Young also reads Shakespeare as an interlocutor of moral philosophy and spiritual “readiness.” The failure of Brutus is in his non-spiritual outlook; though he cannot really be blamed for having lived before the incarnation of Christ. Brutus lives through the contradictions of the city of man and the insufficiency of Stoicism is laid bare in his downfall. Hamlet, by contrast, comes to a spiritual “readiness” in recognizing the “divinity that shapes our ends” and the “divine providence” that governs nature. The only real strength in combatting tyranny is spiritual maturity, which Hamlet comes to understand, a spiritual readiness that is Christian in character. Moral fortitude is important in life, but moral fortitude divorced from the Divine leads one down the futile path of Brutus. Brutus fails in his goals. Hamlet, though he dies, succeeds. Hamlet’s sacrificial death mirrors that of Christ in a political, dramatic, sense. He died so that others would live and be set free.

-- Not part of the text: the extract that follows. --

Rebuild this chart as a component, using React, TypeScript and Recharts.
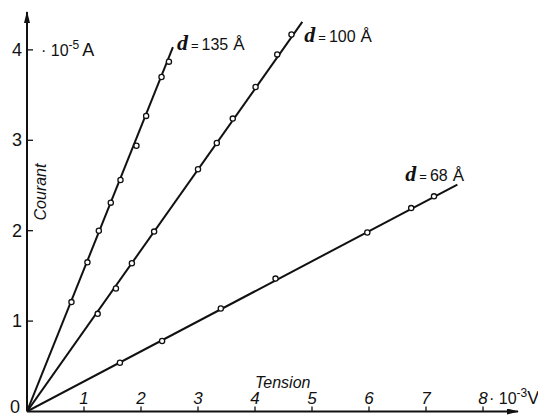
import React from 'react';
import { ScatterChart, Scatter, XAxis, YAxis, Label } from 'recharts';

// points mesurés : tension (10^-3 V) / courant (10^-5 A)
const V_135 = [0.78, 1.06, 1.26, 1.47, 1.64, 1.92, 2.09, 2.36, 2.49];
const I_135 = [1.21, 1.65, 2.0, 2.31, 2.56, 2.94, 3.27, 3.7, 3.87];
const V_100 = [1.24, 1.56, 1.84, 2.23, 3.0, 3.33, 3.61, 4.01, 4.39, 4.64];
const I_100 = [1.08, 1.36, 1.64, 1.99, 2.68, 2.97, 3.24, 3.59, 3.95, 4.17];
const V_68 = [1.63, 2.37, 3.4, 4.36, 5.97, 6.74, 7.14];
const I_68 = [0.54, 0.78, 1.14, 1.47, 1.98, 2.25, 2.38];

// droites tracées depuis l'origine
const END_V = [2.56, 4.83, 7.55];
const END_I = [4.03, 4.31, 2.51];
const THICKNESS = ['135', '100', '68'];

const X_TICKS = [1, 2, 3, 4, 5, 6, 7, 8];
const Y_TICKS = [0, 1, 2, 3, 4];

const INK = '#111';
const SANS = '"Liberation Sans", Arial, sans-serif';

const toPoints = (v: number[], i: number[]) => v.map((x, k) => ({ x, y: i[k] }));
const fitLine = (k: number) => [
  { x: 0, y: 0 },
  { x: END_V[k], y: END_I[k], label: THICKNESS[k] },
];

// where the "d = ... Å" text sits relative to the end of its line
const LABEL_SHIFT: Record<string, [number, number]> = {
  '135': [4, 3],
  '100': [2, 20],
  '68': [-52, -4],
};

const Dot = (p: any) => (
  <circle cx={p.cx} cy={p.cy} r={2.6} fill="#fff" stroke={INK} strokeWidth={1.3} />
);

const LineEnd = (p: any) => {
  const lab = p.payload && p.payload.label;
  if (!lab) return <g />;
  const [dx, dy] = LABEL_SHIFT[lab];
  return (
    <text x={p.cx + dx} y={p.cy + dy} fill={INK} fontFamily={SANS} fontSize={16}>
      <tspan fontFamily='"Liberation Serif", serif' fontStyle="italic" fontWeight="bold" fontSize={22}>d</tspan>
      <tspan dx={3} fontSize={13}>=</tspan>
      <tspan dx={3}>{lab}</tspan>
      <tspan dx={5} fontSize={17}>Å</tspan>
    </text>
  );
};

const XTick = (p: any) => {
  const v = p.payload.value;
  return (
    <g>
      <line x1={p.x} x2={p.x} y1={p.y} y2={p.y - 5} stroke={INK} strokeWidth={1.3} />
      <text x={p.x} y={p.y - 8} textAnchor="middle" fontFamily={SANS} fontStyle="italic" fontSize={17} fill={INK}>
        {v}
      </text>
      {v === 8 && (
        <text x={p.x + 6} y={p.y - 8} fontFamily={SANS} fontSize={16} fill={INK}>
          · 10<tspan dy={-7} fontSize={12}>-3</tspan>
          <tspan dy={7} fontSize={18}>V</tspan>
        </text>
      )}
    </g>
  );
};

const YTick = (p: any) => {
  const v = p.payload.value;
  // the zero sits a little higher and further left, at the corner
  const tx = v === 0 ? p.x - 7 : p.x - 5;
  const ty = v === 0 ? p.y + 1 : p.y + 6;
  return (
    <g>
      {v > 0 && <line x1={p.x} x2={p.x + 6} y1={p.y} y2={p.y} stroke={INK} strokeWidth={1.3} />}
      <text x={tx} y={ty} textAnchor="end" fontFamily={SANS} fontSize={18} fill={INK}>
        {v}
      </text>
      {v === 4 && (
        <text x={p.x + 14} y={p.y + 6} fontFamily={SANS} fontSize={16} fill={INK}>
          · 10<tspan dy={-7} fontSize={12}>-5</tspan>
          <tspan dx={3} dy={7} fontSize={18}>A</tspan>
        </text>
      )}
    </g>
  );
};

const axisLine = (marker: 'start' | 'end') => ({
  stroke: INK,
  strokeWidth: 2,
  [marker === 'start' ? 'markerStart' : 'markerEnd']: 'url(#axisArrow)',
});

export default function App() {
  const lines = [0, 1, 2].map(fitLine);
  return (
    <div style={{ position: 'absolute', left: 0, top: 0, width: 538, height: 418, background: '#fff' }}>
      <svg width={0} height={0} style={{ position: 'absolute' }}>
        <defs>
          <marker
            id="axisArrow"
            viewBox="0 0 12 6"
            refX={11}
            refY={3}
            markerWidth={12}
            markerHeight={6}
            markerUnits="userSpaceOnUse"
            orient="auto-start-reverse"
          >
            <path d="M0,0 L12,3 L0,6 Z" fill={INK} />
          </marker>
        </defs>
      </svg>
      <ScatterChart width={538} height={418} margin={{ top: 12, right: 20, bottom: 0, left: 0 }}>
        <XAxis
          type="number"
          dataKey="x"
          domain={[0, 8.614]}
          allowDataOverflow
          ticks={X_TICKS}
          interval={0}
          height={6.5}
          tickSize={0}
          tickMargin={0}
          tickLine={false}
          axisLine={axisLine('end')}
          tick={<XTick />}
        >
          <Label
            content={(p: any) => (
              <text
                x={p.viewBox.x + 228}
                y={p.viewBox.y - 23.5}
                fontFamily={SANS}
                fontStyle="italic"
                fontSize={16}
                fill={INK}
              >
                Tension
              </text>
            )}
          />
        </XAxis>
        <YAxis
          type="number"
          dataKey="y"
          domain={[0, 4.419]}
          allowDataOverflow
          ticks={Y_TICKS}
          interval={0}
          width={27}
          tickSize={0}
          tickMargin={0}
          tickLine={false}
          axisLine={axisLine('start')}
          tick={<YTick />}
        >
          <Label
            content={(p: any) => {
              const x = p.viewBox.x + p.viewBox.width + 19;
              const y = p.viewBox.y + 180;
              return (
                <text
                  x={x}
                  y={y}
                  transform={`rotate(-90, ${x}, ${y})`}
                  textAnchor="middle"
                  fontFamily={SANS}
                  fontStyle="italic"
                  fontSize={16}
                  fill={INK}
                >
                  Courant
                </text>
              );
            }}
          />
        </YAxis>
        {lines.map((d, k) => (
          <Scatter
            key={'l' + k}
            data={d}
            line={{ stroke: INK, strokeWidth: 2 }}
            shape={<LineEnd />}
            isAnimationActive={false}
          />
        ))}
        <Scatter data={toPoints(V_135, I_135)} shape={<Dot />} isAnimationActive={false} />
        <Scatter data={toPoints(V_100, I_100)} shape={<Dot />} isAnimationActive={false} />
        <Scatter data={toPoints(V_68, I_68)} shape={<Dot />} isAnimationActive={false} />
      </ScatterChart>
    </div>
  );
}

Contrary critics like Harold Bloom who romanticizes Shakespeare as someone who reinverts the Western tradition, Young’s book highlights what only a gnostic “genius” like Bloom couldn’t see: “Shakespeare drama achieves not a break with the Western literary and cultural tradition that has preceded him, but instead [is] its consummate expression.” Shakespeare is, according to Young, “the principal poet of the Western civilization.” That civilization, imperfect as it is, drives onward with a tension for improvement—not in novelty but in improving its ideals of liberty and equality, justice and mercy, a separation of politics from all the metaphysical and spiritual power and potential in life that would otherwise be snuffed out by tyrannizing politics. “Shakespeare reminds us that the essence of Western civilization is a matter of the mind and heart.” And only small-minded critics like the nauseating plethora of postmodern Shakespeare scholars miss the obvious and conjure up, like the witches of Macbeth, absurd interpretations which project the interpreter’s desires onto Shakespeare.
In an age of intellectual abuse and impoverishment, R.V. Young’s Shakespeare and the Idea of Western Civilization is a must-read that is enriching and honest. Young’s book is meant for a real reading audience and hearts of minds of love rather than hatred. Lovers of Shakespeare won’t be disappointed. It’s also a book that might just make you fall in love with the Shakespeare you were taught to hate.